Free Software triumphs in schools

It really does… if you give any credence to my survey of 31 ICT students in ‘Asperger’s Academy’. The survey came about because this is the time of year that they have to actually implement solutions as part of their ICT A...

Share

It really does… if you give any credence to my survey of 31 ICT students in ‘Asperger’s Academy’.

The survey came about because this is the time of year that they have to actually implement solutions as part of their ICT A level course-work and so ultimately select software that they can use at school and at home.

That’s the first part; the second part is that their project has to have a business plan … with costings.

Here are some qualitative conclusions from the first part:

1) Everyone in the three classes had heard of free, open source software and knew about Open Office as an alternative, free download, to MS Office.

2) Everyone knew about copyright protection but few knew about IP. They would happily use copyrighted images until challenged.

3) Nearly all students had used illegal file sharing for music downloads … but this was in the past, now were mostly happy to pay modest prices for legal downloads of music.

4) Most (75%) had a pathological aversion to paying for ‘desktop’ software. They exclusively used ‘free’ software, either stolen proprietary (i.e. someone else bought it and supplied license key), ‘cracked’ downloads, free open source software or Google Web Apps.

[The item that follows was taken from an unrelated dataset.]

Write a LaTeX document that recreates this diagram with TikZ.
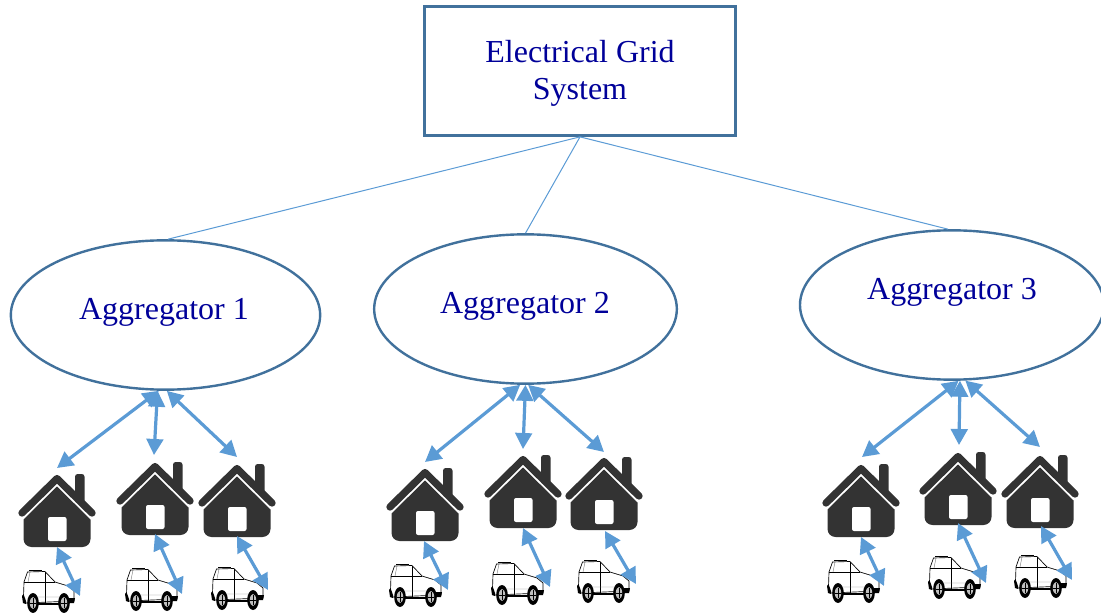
\documentclass[tikz,border=0pt]{standalone}
\usepackage{fontspec}
\setmainfont{Liberation Serif}
\usetikzlibrary{shapes.geometric}
\usetikzlibrary{arrows.meta}
\definecolor{gridline}{RGB}{65,113,156}
\definecolor{linkblue}{RGB}{91,155,213}
\definecolor{labelblue}{RGB}{0,0,153}
\definecolor{housegray}{RGB}{51,51,51}
\tikzset{
  gridbox/.style={draw=gridline,line width=1.8pt,minimum width=233pt,minimum height=97pt,inner sep=0pt},
  aggregator/.style={ellipse,draw=gridline,line width=1.8pt,minimum height=112pt,inner sep=0pt},
  gridlabel/.style={text=labelblue,font=\fontsize{24}{28}\selectfont,align=center,inner sep=0pt},
  feeder/.style={draw=linkblue,line width=0.75pt},
  link/.style={draw=linkblue,line width=2.4pt,{Triangle[length=12pt,width=12.5pt]}-{Triangle[length=12pt,width=12.5pt]}},
  pics/house/.style={code={
    %Shape: Chimney
    \fill [housegray,rounded corners=2pt] (18,28) -- (18,-1) -- (27.5,-1) -- (27.5,28) -- cycle ;
    %Shape: Roof
    \draw [housegray,line width=5.5pt,line cap=round,line join=round] (-35,38) -- (0,3.6) -- (35,38) ;
    %Shape: Body
    \fill [housegray] (-33.5,44.5) -- (0,11.5) -- (33.5,44.5) [rounded corners=6pt] -- (33.5,72) -- (-33.5,72) [sharp corners] -- cycle ;
    %Shape: Door
    \fill [white,rounded corners=1.5pt] (-9,42) rectangle (9.5,66) ;
  }},
  pics/car/.style={code={
    %Shape: Car body
    \draw [line width=0.5pt,fill=white] (1.5,27) -- (2,12) -- (5.5,2) -- (23,1.5) -- (33,12) -- (46,16) -- (52,21) -- (52,31) -- (3,33) -- cycle ;
    \draw [line width=1pt] (7,0.8) -- (20,0.8) ;
    \fill [black] (0,26) -- (1.5,24) -- (4,31) -- (4,34) -- (1,33) -- cycle ;
    \fill [black] (47,28) -- (53,28) -- (52,33) -- (47,33) -- cycle ;
    \draw [line width=0.7pt] (2,12) -- (33,12) ;
    \draw [line width=0.5pt] (23.7,2) -- (23.7,34) ;
    \draw [line width=0.9pt] (16,34) -- (37,34) ;
    \draw [line width=0.35pt,gray] (8,2) -- (6,12) (16,27) -- (37,27) ;
    %Shape: Wheels
    \foreach \wx in {11,42} {
      \fill [black] (\wx,33) ellipse [x radius=5.8,y radius=10] ;
      \fill [lightgray] (\wx,33) ellipse [x radius=3.2,y radius=6] ;
      \draw [black,line width=0.4pt] (\wx,28) -- (\wx,38) (\wx-3,33) -- (\wx+3,33) ;
    }
  }},
}
\begin{document}
\begin{tikzpicture}[x=0.75pt,y=0.75pt,yscale=-1,xscale=1]
\useasboundingbox (0,0) rectangle (1101,613);
\clip (0,0) rectangle (1101,613);

% Grid box and aggregators
\node [gridbox] (grid) at (580,71) {};
\node [aggregator,minimum width=232pt] (agg1) at (165.5,315) {};
\node [aggregator,minimum width=227pt] (agg2) at (525.5,309) {};
\node [aggregator,minimum width=228pt] (agg3) at (952,305) {};

% Text Node
\node [gridlabel] (gridtext) at (580,73.5) {Electrical Grid\\System};
\node [gridlabel] (agg1text) at (164,312) {Aggregator 1};
\node [gridlabel] (agg2text) at (525,306) {Aggregator 2};
\node [gridlabel] (agg3text) at (952,292) {Aggregator 3};

% Lines from the grid box
\draw [feeder] (grid.south) -- (agg1.88) ;
\draw [feeder] (grid.south) -- (agg2.north) ;
\draw [feeder] (grid.south) -- (agg3.93) ;

% Houses and cars
\foreach \hpos/\cpos in {{57,475}/{22,570},{155,463}/{125,568},{237,465}/{211,567},
  {425,469}/{389,564},{523,456}/{491,562},{604,458}/{577,560},
  {861,465}/{827,560},{958,453}/{928,556},{1040,456}/{1014,555}} {
  \pic [transform shape] at (\hpos) {house};
  \pic [transform shape] at (\cpos) {car};
}

% Links: name/aggregator anchor/roof end/house end/car end
\foreach \n/\anc/\tend/\bend/\cend in {
  h1/agg1.265/{57,468}/{57,547}/{80,596},
  h2/agg1.264/{154,455}/{155,534}/{182,594},
  h3/agg1.271/{237,457}/{237,536}/{268,590},
  h4/agg2.266/{425,462}/{424,541}/{448,590},
  h5/agg2.270/{523,449}/{523,528}/{550,587},
  h6/agg2.272/{604,452}/{605,531}/{636,584},
  h7/agg3.275/{862,457}/{861,537}/{884,586},
  h8/agg3.276/{959,445}/{958,523}/{986,583},
  h9/agg3.280/{1040,447}/{1041,526}/{1072,580}} {
  \coordinate (\n top) at (\tend);
  \coordinate (\n base) at (\bend);
  \coordinate (\n car) at (\cend);
  \draw [link] (\anc) -- (\n top) ;
  \draw [link] (\n base) -- (\n car) ;
}

\end{tikzpicture}
\end{document}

Web apps were very popular, as was online storage.

5) In the emerging Smart Phone market no-one grumbled at paying a small amount for certain desirable ‘apps’.

6) FOSS desktop software actually chosen for use was: Inkscape, Joomla (on apache:php:mysql), Open Office and FreeMind (mind maps). No one wanted to use The Gimp when Photoshop was so easy to crack (apparently).

To summarise the above:

If it’s something they want, they will pay modest amounts gladly; if it’s something they need for work and it costs a bob or two they won’t pay. They know stealing is wrong and would rather not do it ... but the moral imperative is weak. They have no strong feelings about FOSS either way other than a vague good feeling that it is free and legal.

Finally to Part 2.

This involved the business side of it all. Here they were costing all aspects of the work including software: I had my work cut out here. Most of the students knew two things: businesses need to be legal and spending money is a darn sight easier than making money.

I was bombarded with requests for free, legitimate software solutions that would do the job. This meant in effect that every project used either FOSS or Google web Apps.

Draw your own conclusions from the above.